(Work instructions) Return every line below as is, leaving out the pictures.

================

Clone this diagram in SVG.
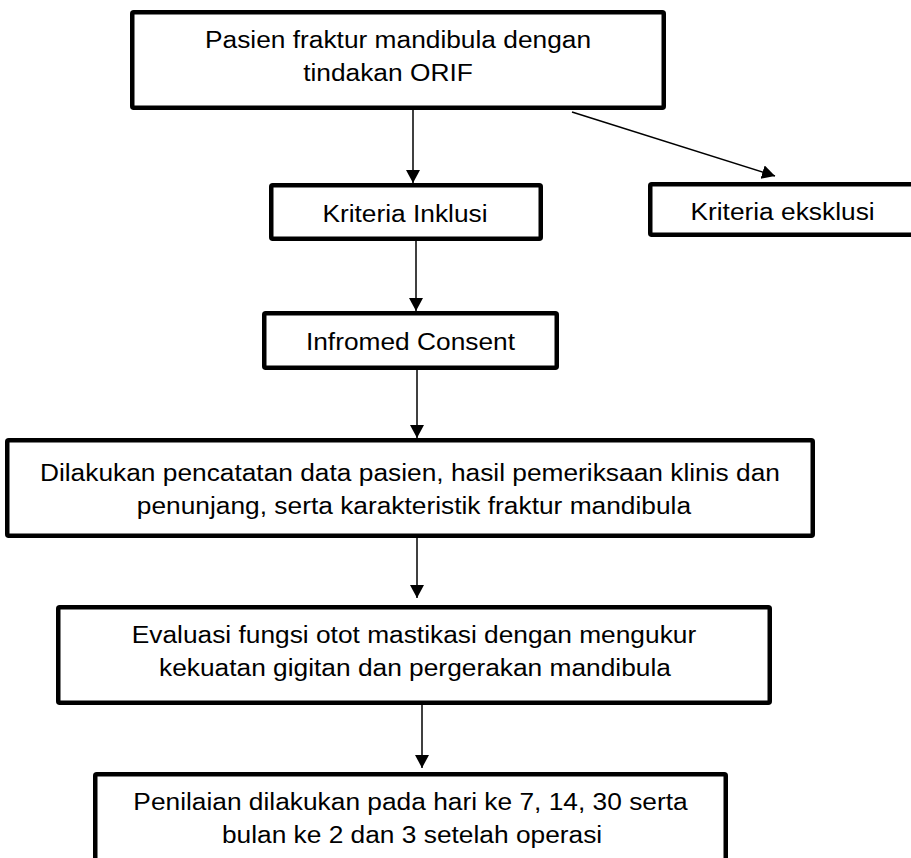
<svg xmlns="http://www.w3.org/2000/svg" width="911" height="858" viewBox="0 0 911 858">
<style>
.box{fill:#fff;stroke:#000;stroke-width:4.5}
.t{font-family:"Liberation Sans",Arial,sans-serif;font-size:23.5px;fill:#000;text-anchor:middle}
.c{stroke:#000;stroke-width:1.5;fill:none}
</style>
<defs>
<marker id="ah" markerUnits="userSpaceOnUse" markerWidth="16" markerHeight="14" refX="13" refY="7" orient="auto">
<path d="M0,0 L13,7 L0,14 Z" fill="#000"/>
</marker>
</defs>
<rect width="911" height="858" fill="#fff"/>
<g id="connectors">
<line class="c" x1="413" y1="110" x2="413" y2="183" marker-end="url(#ah)"/>
<line class="c" x1="572" y1="112" x2="775" y2="176" marker-end="url(#ah)"/>
<line class="c" x1="416" y1="241" x2="416" y2="311" marker-end="url(#ah)"/>
<line class="c" x1="417" y1="370" x2="417" y2="438" marker-end="url(#ah)"/>
<line class="c" x1="417" y1="538" x2="417" y2="598" marker-end="url(#ah)"/>
<line class="c" x1="422" y1="705" x2="422" y2="768" marker-end="url(#ah)"/>
</g>
<g id="n1">
<rect class="box" x="132.25" y="12.25" width="531.5" height="95.5" rx="1.5"/>
<text class="t" transform="scale(1.12 1)" x="355.4" y="48">Pasien fraktur mandibula dengan</text>
<text class="t" transform="scale(1.12 1)" x="346.4" y="81">tindakan ORIF</text>
</g>
<g id="n2">
<rect class="box" x="271.25" y="185.25" width="269.5" height="53.5" rx="1.5"/>
<text class="t" transform="scale(1.12 1)" x="361.6" y="222">Kriteria Inklusi</text>
</g>
<g id="n3">
<rect class="box" x="650.25" y="184.25" width="300" height="50.5" rx="1.5"/>
<text class="t" transform="scale(1.12 1)" x="698.7" y="220">Kriteria eksklusi</text>
</g>
<g id="n4">
<rect class="box" x="264.25" y="313.25" width="292.5" height="54.5" rx="1.5"/>
<text class="t" transform="scale(1.12 1)" x="366.5" y="350">Infromed Consent</text>
</g>
<g id="n5">
<rect class="box" x="7.25" y="440.25" width="805.5" height="95.5" rx="1.5"/>
<text class="t" transform="scale(1.12 1)" x="366" y="481">Dilakukan pencatatan data pasien, hasil pemeriksaan klinis dan</text>
<text class="t" transform="scale(1.12 1)" x="369.6" y="514">penunjang, serta karakteristik fraktur mandibula</text>
</g>
<g id="n6">
<rect class="box" x="58.25" y="607.25" width="711.5" height="95.5" rx="1.5"/>
<text class="t" transform="scale(1.12 1)" x="369.6" y="643">Evaluasi fungsi otot mastikasi dengan mengukur</text>
<text class="t" transform="scale(1.12 1)" x="370.5" y="676">kekuatan gigitan dan pergerakan mandibula</text>
</g>
<g id="n7">
<rect class="box" x="95.25" y="774.25" width="630.5" height="110" rx="1.5"/>
<text class="t" transform="scale(1.12 1)" x="366.5" y="810">Penilaian dilakukan pada hari ke 7, 14, 30 serta</text>
<text class="t" transform="scale(1.12 1)" x="367.9" y="843">bulan ke 2 dan 3 setelah operasi</text>
</g>
</svg>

================

(Result of the task)
Clone this diagram in SVG.
<svg xmlns="http://www.w3.org/2000/svg" width="911" height="858" viewBox="0 0 911 858">
<style>
.box{fill:#fff;stroke:#000;stroke-width:4.5}
.t{font-family:"Liberation Sans",Arial,sans-serif;font-size:23.5px;fill:#000;text-anchor:middle}
.c{stroke:#000;stroke-width:1.5;fill:none}
</style>
<defs>
<marker id="ah" markerUnits="userSpaceOnUse" markerWidth="16" markerHeight="14" refX="13" refY="7" orient="auto">
<path d="M0,0 L13,7 L0,14 Z" fill="#000"/>
</marker>
</defs>
<rect width="911" height="858" fill="#fff"/>
<g id="connectors">
<line class="c" x1="413" y1="110" x2="413" y2="183" marker-end="url(#ah)"/>
<line class="c" x1="572" y1="112" x2="775" y2="176" marker-end="url(#ah)"/>
<line class="c" x1="416" y1="241" x2="416" y2="311" marker-end="url(#ah)"/>
<line class="c" x1="417" y1="370" x2="417" y2="438" marker-end="url(#ah)"/>
<line class="c" x1="417" y1="538" x2="417" y2="598" marker-end="url(#ah)"/>
<line class="c" x1="422" y1="705" x2="422" y2="768" marker-end="url(#ah)"/>
</g>
<g id="n1">
<rect class="box" x="132.25" y="12.25" width="531.5" height="95.5" rx="1.5"/>
<text class="t" transform="scale(1.12 1)" x="355.4" y="48">Pasien fraktur mandibula dengan</text>
<text class="t" transform="scale(1.12 1)" x="346.4" y="81">tindakan ORIF</text>
</g>
<g id="n2">
<rect class="box" x="271.25" y="185.25" width="269.5" height="53.5" rx="1.5"/>
<text class="t" transform="scale(1.12 1)" x="361.6" y="222">Kriteria Inklusi</text>
</g>
<g id="n3">
<rect class="box" x="650.25" y="184.25" width="300" height="50.5" rx="1.5"/>
<text class="t" transform="scale(1.12 1)" x="698.7" y="220">Kriteria eksklusi</text>
</g>
<g id="n4">
<rect class="box" x="264.25" y="313.25" width="292.5" height="54.5" rx="1.5"/>
<text class="t" transform="scale(1.12 1)" x="366.5" y="350">Infromed Consent</text>
</g>
<g id="n5">
<rect class="box" x="7.25" y="440.25" width="805.5" height="95.5" rx="1.5"/>
<text class="t" transform="scale(1.12 1)" x="366" y="481">Dilakukan pencatatan data pasien, hasil pemeriksaan klinis dan</text>
<text class="t" transform="scale(1.12 1)" x="369.6" y="514">penunjang, serta karakteristik fraktur mandibula</text>
</g>
<g id="n6">
<rect class="box" x="58.25" y="607.25" width="711.5" height="95.5" rx="1.5"/>
<text class="t" transform="scale(1.12 1)" x="369.6" y="643">Evaluasi fungsi otot mastikasi dengan mengukur</text>
<text class="t" transform="scale(1.12 1)" x="370.5" y="676">kekuatan gigitan dan pergerakan mandibula</text>
</g>
<g id="n7">
<rect class="box" x="95.25" y="774.25" width="630.5" height="110" rx="1.5"/>
<text class="t" transform="scale(1.12 1)" x="366.5" y="810">Penilaian dilakukan pada hari ke 7, 14, 30 serta</text>
<text class="t" transform="scale(1.12 1)" x="367.9" y="843">bulan ke 2 dan 3 setelah operasi</text>
</g>
</svg>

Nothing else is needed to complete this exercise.